Dans ces conditions, il est clair que la synthèse vers l’Eurafrique imaginée par Coudenhove, et que les idées de Haushofer et de Mackinder sont un syncrétisme bien délicat à faire accoucher. La plupart du temps, nos analyses sont toujours teintées de « trop » : « trop » de paternalisme, teinté de « trop » de romantisme, teinté de « trop » d’idéologies et « trop » de complexes de l’ancien colonisateur (que nous sommes d’ailleurs l’un des seuls pays à continuer à essayer d’expier). Enfin, et à contrario, « trop » de culture de l’excuse. Ces analyses me semblent tout aussi également captieuses, qu’irraisonnées et que déraisonnables.
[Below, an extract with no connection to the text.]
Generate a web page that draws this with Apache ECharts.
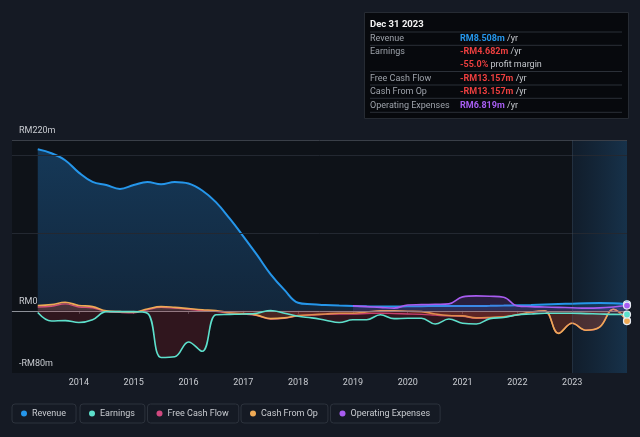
<!DOCTYPE html>
<html><head><meta charset="utf-8">
<script src="https://cdn.jsdelivr.net/npm/echarts@6/dist/echarts.min.js"></script>
<style>html,body{margin:0;padding:0;background:#151a24;}#c{width:640px;height:437px;}</style>
</head><body><div id="c"></div>
<script>
// ---- data (RM millions, quarter-end dates as decimal years) ----
const quarters = [2013.25,2013.5,2013.75,2014,2014.25,2014.5,2014.75,2015,2015.25,2015.5,2015.75,2016,2016.25,2016.5,2016.75,2017,2017.25,2017.5,2017.75,2018,2018.25,2018.5,2018.75,2019,2019.25,2019.5,2019.75,2020,2020.25,2020.5,2020.75,2021,2021.25,2021.5,2021.75,2022,2022.25,2022.5,2022.75,2023,2023.25,2023.5,2023.75,2024];
const revenue = [208,203,194,178,166,162,157,162,166,163,166,164,155,140,119,96,72,47,27,10.5,8.5,7.5,6.8,6.3,5.8,5.5,5.5,5.8,6.0,6.2,6.3,6.3,6.3,6.5,6.8,7.2,7.6,8.2,8.8,9.3,9.8,10.0,9.8,8.508];
const earnings = [-2,-13,-12.5,-15,-11.5,-1,-1,-1,-3,-60,-59,-40,-52,-5,-4.5,-4,-3,0.5,-3,-7,-9,-12,-15,-11.5,-11.5,-5,-10,-9.5,-9.5,-17,-10.5,-16,-17,-10,-8.5,-5,-4,-3,-3,-3,-3.5,-4,-4.5,-4.682];
const freeCashFlow = [5,6,9,5,4,-1,-2,-2.5,1.5,4.5,3.5,2,0.5,-0.5,-3,-4,-6,-10.5,-9.5,-6.5,-5.5,-4.5,-4,-4,-3.5,-3,-3.5,-4,-4.5,-5.5,-6.5,-7,-9.5,-9,-8,-5.5,-2,-0.5,-29,-16,-25,-21,2,-13.157];
const cashFromOp = [7,8,11,7,5.5,0,-1,-1.5,2.5,5.5,4.5,3,1.5,0.5,-2.5,-3.5,-5.5,-10,-9,-6,-5,-4,-3,-3,-1.5,0,0,-0.5,-1,-4,-6,-6.5,-9,-8.5,-7.5,-5,-1.5,0,-29,-16,-25,-21,2,-13.157];
const opExpenses = [null,null,null,null,null,null,null,null,null,null,null,null,null,null,null,null,null,null,null,null,null,null,null,6.4,5.5,4.5,3.5,7.5,8,8.5,9,18,19.3,18.8,17.6,6.4,5.5,5,4.5,4,3.5,3.8,5,6.819];
const yearTicks = [2014,2015,2016,2017,2018,2019,2020,2021,2022,2023];
const yLabelValues = [-80, 0, 220];
const yLabelTexts = ['-RM80m', 'RM0', 'RM220m'];
const gridValues = [100, 200];
const highlightRange = [2023, 2024];
const seriesNames = ['Revenue','Earnings','Free Cash Flow','Cash From Op','Operating Expenses'];
const tipTitle = 'Dec 31 2023';
const tipRows = [
  ['Revenue','RM8.508m',' /yr'],
  ['Earnings','-RM4.682m',' /yr'],
  ['','-55.0%',' profit margin'],
  ['Free Cash Flow','-RM13.157m',' /yr'],
  ['Cash From Op','-RM13.157m',' /yr'],
  ['Operating Expenses','RM6.819m',' /yr']
];

// ---- styling ----
const C = {rev:'#2596ea', earn:'#5de0cc', fcf:'#d0487f', cfo:'#eea955', opx:'#a85cf0'};
const valColors = [C.rev, '#ec3f3f', '#ec3f3f', '#ec3f3f', '#ec3f3f', '#a75ef2'];
const FONT = 'Roboto, "Noto Sans", sans-serif';
const last = quarters.length - 1;
const pairs = vals => quarters.map((q,i)=>[q, vals[i]]);
const endSym = (v,p) => p.dataIndex === last ? 7 : 0;

function lineSeries(name, vals, color, area, z, width){
  return {
    name, type:'line', data: pairs(vals), smooth:0.4, z,
    symbol:'circle', showSymbol:true, symbolSize:endSym,
    itemStyle:{color, borderColor:'#e8ecf2', borderWidth:1.2},
    lineStyle:{color, width:width||1.6},
    areaStyle: area, connectNulls:false, silent:true
  };
}

const chart = echarts.init(document.getElementById('c'), null, {renderer:'canvas'});

const legends = seriesNames.map((n,i)=>({
  data:[n], left:[12,80,147.5,241,330.5][i], top:404, icon:'circle',
  itemWidth:6, itemHeight:6, padding:[5,10,5,9], borderColor:'#2c323c', borderWidth:1, borderRadius:3,
  itemStyle:{borderWidth:0},
  textStyle:{color:'#c9ccd1', fontSize:9, fontFamily:FONT}, selectedMode:false
}));

const graphicEls = [];
graphicEls.push({type:'rect', left:364, top:12, shape:{x:0,y:0,width:264,height:106}, style:{fill:'#07090d', stroke:'#262b33', lineWidth:1}, z:100});
graphicEls.push({type:'text', x:370, y:24.5, style:{text:tipTitle, fill:'#f2f2f2', font:'bold 9.5px '+FONT, textVerticalAlign:'middle'}, z:101});
const rowY = [38.3, 52, 64.5, 78.3, 91.7, 105.5];
const sepY = [32, 45.3, 71.5, 85, 98.3, 112.3];
sepY.forEach(y=>graphicEls.push({type:'line', shape:{x1:370,y1:y,x2:622,y2:y}, style:{stroke:'#2b3038', lineWidth:1}, z:101}));
tipRows.forEach((r,i)=>{
  if (r[0]) graphicEls.push({type:'text', x:370, y:rowY[i], style:{text:r[0], fill:'#9da2aa', font:'9px '+FONT, textVerticalAlign:'middle'}, z:101});
  graphicEls.push({type:'text', x:460, y:rowY[i], style:{text:'{v|'+r[1]+'}{u|'+r[2]+'}', font:'9px '+FONT, textVerticalAlign:'middle',
    rich:{v:{fill:valColors[i], font:'bold 9px '+FONT}, u:{fill:'#c4c7cc', font:'9px '+FONT}}}, z:101});
});

const revArea = {color:{type:'linear',x:0,y:0,x2:0,y2:1,colorStops:[{offset:0,color:'rgba(35,130,210,0.34)'},{offset:1,color:'rgba(35,120,200,0.2)'}]}, opacity:1};

const option = {
  animation:false,
  backgroundColor:'#151a24',
  grid:{left:12, right:13, top:140, bottom:64, show:true, backgroundColor:'#0e1218', borderWidth:0},
  legend: legends,
  graphic: graphicEls,
  xAxis:{type:'value', min:2012.78, max:2024,
    axisLine:{show:true, lineStyle:{color:'#3a3f48'}},
    axisTick:{show:true, customValues:yearTicks, length:3, lineStyle:{color:'#4a4f58'}},
    axisLabel:{customValues:yearTicks, formatter:v=>String(Math.round(v)), color:'#c9ccd1', fontSize:9, fontFamily:FONT, margin:5},
    splitLine:{show:false}},
  yAxis:{type:'value', min:-80, max:220,
    axisLine:{show:false}, axisTick:{show:false}, splitLine:{show:false},
    axisLabel:{customValues:yLabelValues, inside:true, margin:7, showMinLabel:true, showMaxLabel:true,
      formatter:v=>{const k=yLabelValues.indexOf(Math.round(v)); return k>=0?yLabelTexts[k]:'';},
      color:'#c9ccd1', fontSize:9, fontFamily:FONT, verticalAlign:'bottom', padding:[0,0,5,0]}},
  series:[
    Object.assign(lineSeries('Revenue', revenue, C.rev, revArea, 2, 2), {
      markArea:{silent:true, itemStyle:{color:{type:'linear',x:0,y:0,x2:1,y2:0,colorStops:[{offset:0,color:'rgba(22,46,72,0.4)'},{offset:1,color:'rgba(30,76,116,0.55)'}]}},
        data:[[{xAxis:highlightRange[0]},{xAxis:highlightRange[1]}]]},
      markLine:{silent:true, symbol:'none', label:{show:false},
        data:[
          {yAxis:220, lineStyle:{color:'#3a3f48', width:1, type:'solid'}},
          ...gridValues.map(v=>({yAxis:v, lineStyle:{color:'#232831', width:1, type:'solid'}})),
          {yAxis:0, lineStyle:{color:'#8d9199', width:1, type:'solid'}},
          {xAxis:highlightRange[0], lineStyle:{color:'rgba(70,90,110,0.35)', width:1, type:'solid'}}
        ]}
    }),
    lineSeries('Free Cash Flow', freeCashFlow, C.fcf, {color:'rgba(190,45,55,0.32)'}, 3, 1.4),
    lineSeries('Cash From Op', cashFromOp, C.cfo, {color:'rgba(230,150,70,0.16)'}, 4, 1.6),
    lineSeries('Earnings', earnings, C.earn, {color:'rgba(170,40,55,0.32)'}, 5, 1.6),
    lineSeries('Operating Expenses', opExpenses, C.opx, {color:'rgba(150,80,220,0.28)'}, 6, 1.6)
  ]
};
chart.setOption(option);
</script></body></html>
Or, notre destin collectif ne pourra s’affranchir d’une relation normalisée avec le continent africain. Les enjeux à venir s’imposent prioritairement à nous, Français, qui sommes « citoyens » d’Afrique. Cela a commencé en 1628 à Saint-Louis, avec l’inauguration du premier comptoir de la compagnie normande, créée par Richelieu. Cela s’est poursuivi en 1793, avec Jean Baptiste Belley alias Timbazé, premier parlementaire noir de la première République française. Puis en 1914, avec Blaise Diagne, premier ministre africain, sous-secrétaire d’État aux Colonies. Au-delà de ces jalons historiques, nous ne pouvons pas non plus ignorer les 250 000 Français qui vivent en Afrique et les 2 millions d’Africains qui vivent en France.
Nous avons donc l’obligation d’entamer ce dialogue sur des bases partagées, à défaut d’être consensuelles. C’est bien l’ambition de ce numéro de la Revue Défense Nationale consacré à l’Afrique. Distribuer largement la parole et laisser s’exprimer de nombreuses sensibilités pour sortir du seul champ des perceptions, et imaginer le chemin que nous devons emprunter ensemble.